Pour une vision stratégique de l’innovation relationnelle

18 mai 2017 | Par
Pierre Volle décrypte la notion d'innovation relationnelle

Le client est l’un des moteurs de l’innovation. D’une part, car l’innovation lui est destinée, il en constitue sa raison d’être, et d’autre part, car il peut largement y contribuer. L’innovation relationnelle – l’intégration des clients dans les processus d’innovation, si elle présente des limites et nécessite une véritable méthode, constitue un levier de performance.

Mais de quelle innovation parle-t-on ?
Pour beaucoup, l’innovation en relation client se limite au déploiement de dispositifs digitaux : les sites Internet et l’emailing il y a 20 ans ; les réseaux sociaux il y a 10 ans ; les applications mobiles et les technologies en magasins il y a 5 ans ; et aujourd’hui, les objets connectés. Ainsi, par exemple, dans le domaine de la mode connectée (« fashion tech »), les technologies digitales prennent des formes variées : le social shopping sur mobile, les vendeurs connectés, la réalité virtuelle en magasin, les vêtements augmentés, les « wearables » et autres « smart clothes ».

Repenser la proposition de valeur ou même les cibles

Cette vision de l’innovation, limitée au déploiement de technologies digitales, ne permet pas de comprendre la véritable dimension stratégique de l’innovation relationnelle et d’en exploiter toutes les opportunités. Certes, pour déployer de tels dispositifs, il est souvent nécessaire de repenser la proposition de valeur ou même les cibles (par exemple, avec la technique des « persona »). Mais l’innovation relationnelle, dans sa dimension stratégique, touche fondamentalement à la mission de l’entreprise. L’orientation de l’entreprise vers le client doit concourir à améliorer l’expérience vécue par les clients, mais également à repenser son modèle d‘affaires.

Lorsque l’innovation relationnelle conduit les entreprises à repenser leur mission autour des clients, ceci peut conduire, dans les cas les plus aboutis, à inverser la logique de création de valeur. Ce ne sont plus les entreprises qui créent de la valeur, ni même elles qui créent de la valeur avec leurs clients, mais bien les clients qui créent de la valeur en s’appuyant sur les produits, services et solutions proposées par les entreprises.
En exploitant pleinement cette opportunité, certaines entreprises peuvent alors devenir des « orchestrateurs » d’un réseau de valeur, au service de leurs clients.
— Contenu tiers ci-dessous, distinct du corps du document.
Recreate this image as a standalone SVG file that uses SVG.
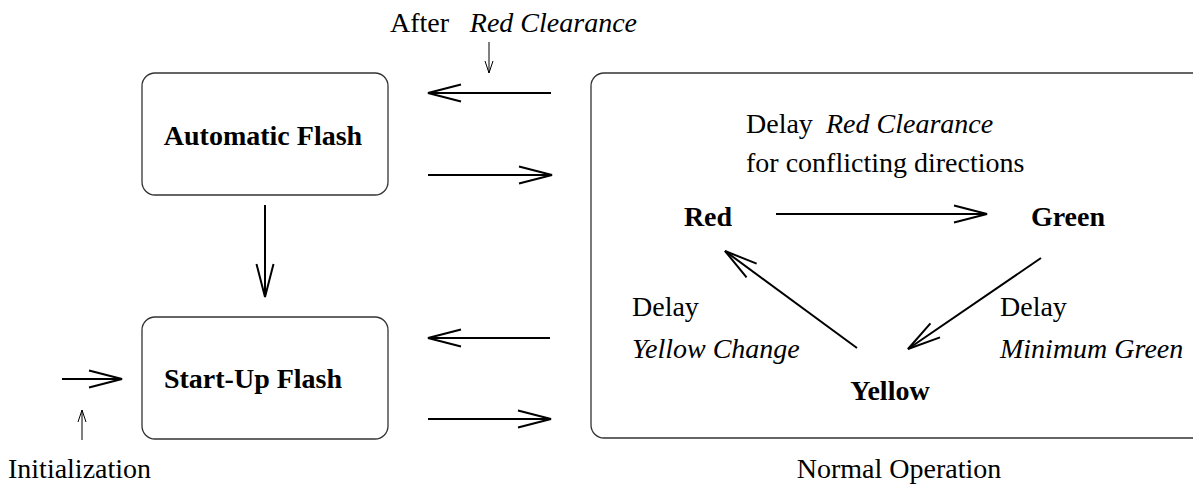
<svg xmlns="http://www.w3.org/2000/svg" width="1193" height="485" viewBox="0 0 1193 485">
<style>
.box{fill:#fff;stroke:#333;stroke-width:1.3}
.t{font-family:"Liberation Serif","Times New Roman",serif;font-size:28px;fill:#000}
.b{font-weight:bold}
.i{font-style:italic}
.c{stroke:#000;stroke-width:2;fill:none;marker-end:url(#ah)}
.s{stroke:#000;stroke-width:1;fill:none;marker-end:url(#sah)}
</style>
<defs>
<marker id="ah" markerUnits="userSpaceOnUse" markerWidth="40" markerHeight="24" refX="0" refY="0" viewBox="-36 -12 40 24" orient="auto" overflow="visible">
<path d="M-33,-8.5 L0,0 L-33,8.5" fill="none" stroke="#000" stroke-width="2"/>
</marker>
<marker id="sah" markerUnits="userSpaceOnUse" markerWidth="16" markerHeight="12" refX="0" refY="0" viewBox="-14 -6 16 12" orient="auto" overflow="visible">
<path d="M-12,-4 L0,0 L-12,4" fill="none" stroke="#000" stroke-width="1"/>
</marker>
</defs>
<g id="automatic-flash">
<rect class="box" x="142" y="73" width="246" height="122" rx="13"/>
<text class="t b" x="263" y="145" text-anchor="middle">Automatic Flash</text>
</g>
<g id="startup-flash">
<rect class="box" x="142" y="317" width="246" height="122" rx="13"/>
<text class="t b" x="253" y="388" text-anchor="middle">Start-Up Flash</text>
</g>
<g id="normal-operation">
<rect class="box" x="591" y="73" width="640" height="365" rx="13"/>
<text class="t" x="746" y="133">Delay</text>
<text class="t i" x="826" y="133">Red Clearance</text>
<text class="t" x="746" y="172">for conflicting directions</text>
<text class="t" x="899" y="478" text-anchor="middle">Normal Operation</text>
</g>
<g id="red"><text class="t b" x="708" y="226" text-anchor="middle">Red</text></g>
<g id="green"><text class="t b" x="1068" y="226" text-anchor="middle">Green</text></g>
<g id="yellow"><text class="t b" x="890" y="400" text-anchor="middle">Yellow</text></g>
<g id="labels">
<text class="t" x="390" y="32">After</text>
<text class="t i" x="637" y="32" text-anchor="end">Red Clearance</text>
<text class="t" x="8" y="478">Initialization</text>
<text class="t" x="632" y="316">Delay</text>
<text class="t i" x="632" y="358">Yellow Change</text>
<text class="t" x="1000" y="316">Delay</text>
<text class="t i" x="1000" y="358">Minimum Green</text>
</g>
<g id="connectors">
<line class="c" x1="551" y1="93" x2="428" y2="93"/>
<line class="c" x1="428" y1="175" x2="552" y2="175"/>
<line class="c" x1="265" y1="205" x2="265" y2="297"/>
<line class="c" x1="550" y1="338" x2="428" y2="338"/>
<line class="c" x1="428" y1="419" x2="551" y2="419"/>
<line class="c" x1="62" y1="379" x2="122" y2="379"/>
<line class="c" x1="776" y1="214" x2="987" y2="214"/>
<line class="c" x1="1041" y1="258" x2="908" y2="349"/>
<line class="c" x1="857" y1="348" x2="725" y2="251"/>
<line class="s" x1="489" y1="42" x2="489" y2="73"/>
<line class="s" x1="82" y1="440" x2="82" y2="410"/>
</g>
</svg>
Ainsi, par exemple, la mission d’Elior ne consistait plus seulement à proposer un service de restauration de grande qualité, mais à prendre en charge la pause-déjeuner de ses convives (pour se restaurer, mais aussi se détendre, se distraire, se cultiver…). Ceci conduit l’entreprise à devenir un agrégateur de services, dans une logique B2C2B plutôt que B2B2C. La mission se décline alors autour des axes suivants : « vous faire plaisir chaque jour », « faire de vos espaces de restauration des lieux de bien-être » ou encore, « amener la ville dans votre entreprise ».

Dans sa dimension stratégique, l’innovation relationnelle conduit également les entreprises à repenser leurs relations avec l’ensemble des acteurs du réseau de valeur, en particulier leurs collaborateurs et leurs partenaires.

Une amélioration consécutive pour une innovation relationnelle

En particulier, l’amélioration de l’expérience vécue par les collaborateurs (en termes d’environnement de travail, d’outils mais aussi d’autonomie) permet d’envisager une amélioration consécutive de l’expérience des clients.

Le succès de Starbucks, par exemple, s’explique en partie par son souci constant de mettre en cohérence l’expérience des collaborateurs et celle des clients. Comment pourrait-on offrir un tel degré de personnalisation si les collaborateurs étaient eux-mêmes considérés comme de simples exécutants ?

Pour lutter sans cesse contre les excès de l’automatisation (sans toutefois négliger la productivité), l’entreprise a notamment déployé un plan pour encourager la préparation manuelle des boissons (« handcrafted products »), redonnant au geste humain sa pleine légitimité dans l’univers de la restauration.

Pour finir, dans sa dimension stratégique, l’innovation relationnelle conduit les entreprises à repenser leurs relations avec une grande variété de partenaires (fournisseurs, revendeurs, prescripteurs…). En particulier, l’exploitation des données collectées auprès des clients permet aux entreprises de créer de la valeur pour leurs partenaires… mais aussi d’en capter en retour.

Ainsi, par exemple, l’application « Ski Pursuit » de Rossignol non seulement permet aux skieurs de suivre leurs performances sportives dans le temps, de retrouver leurs amis sur les pistes ou encore de partager leurs exploits avec leurs proches, mais elle permettrait également aux stations de ski d’indiquer aux skieurs le trafic sur les pistes, de leur proposer des parcours, de proposer aux skieurs de réserver à l’avance leur pause-déjeuner, etc.